Bamboo fabric, which you’ll see marketed as a distinct material, is almost always viscose rayon made from bamboo pulp instead of wood. The manufacturing process is essentially the same. The source plant changes the marketing, but the resulting fabric behaves like standard viscose rayon.
Caring for Rayon Like Its Natural Counterparts
Rayon’s similarity to natural fibers doesn’t extend to how easy it is to care for. Cotton can handle hot water and tumble drying. Silk needs gentle treatment. Rayon lands closer to silk on the care spectrum, despite being chemically closer to cotton.
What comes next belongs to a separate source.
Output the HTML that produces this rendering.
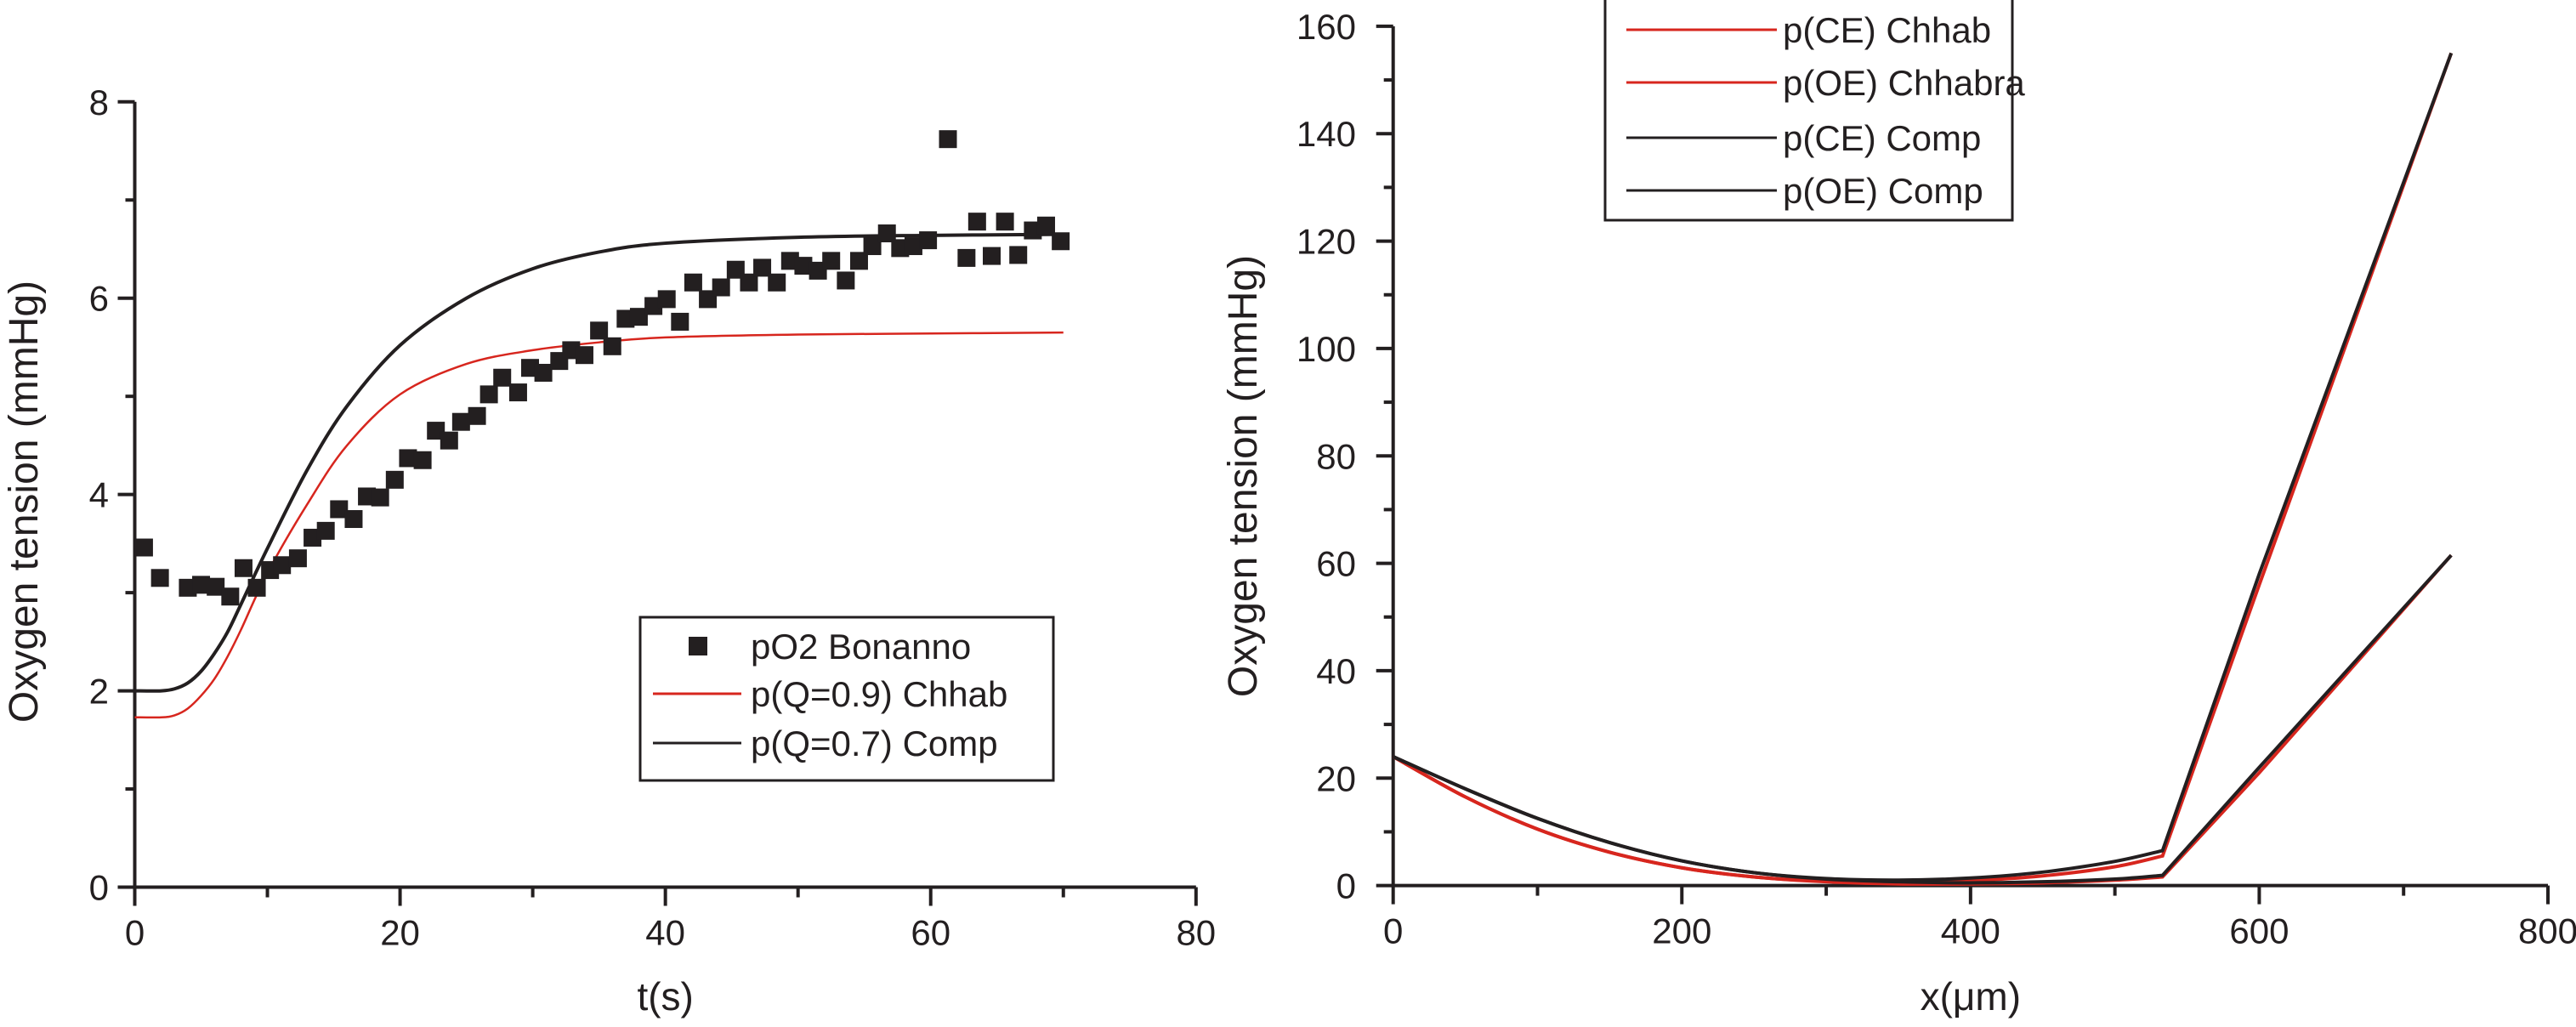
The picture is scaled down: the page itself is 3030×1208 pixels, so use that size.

The problem is water. When rayon absorbs moisture, its fibers swell significantly and lose strength. This makes the fabric vulnerable to shrinking, stretching, and distorting in the wash. High heat makes it worse. If you machine wash rayon, use a cool, delicate cycle and low heat for drying. Many viscose rayon garments recommend hand washing or dry cleaning to stay safe. Modal and lyocell are more forgiving, which is one reason they’ve become popular in everyday clothing like T-shirts and underwear.
Wrinkles are the other trade-off. Rayon creases easily, similar to linen, because its cellulose chains don’t spring back into place the way synthetic fibers do. A steamer works better than an iron for smoothing rayon, since direct high heat can damage the fibers.
Choosing Rayon Based on What You Already Like
If you love the softness and drape of silk but want something more affordable, rayon (especially viscose or cupro) gives you a similar look and feel at a fraction of the cost. If you love cotton’s breathability and moisture absorption but want something with more fluidity, rayon delivers that too, with even better moisture handling.
For everyday durability, modal and lyocell are the best bets within the rayon family. They keep the comfort and breathability of natural fibers while tolerating regular washing better than viscose. For special occasion garments where drape and sheen matter most, standard viscose rayon remains the closest affordable alternative to silk.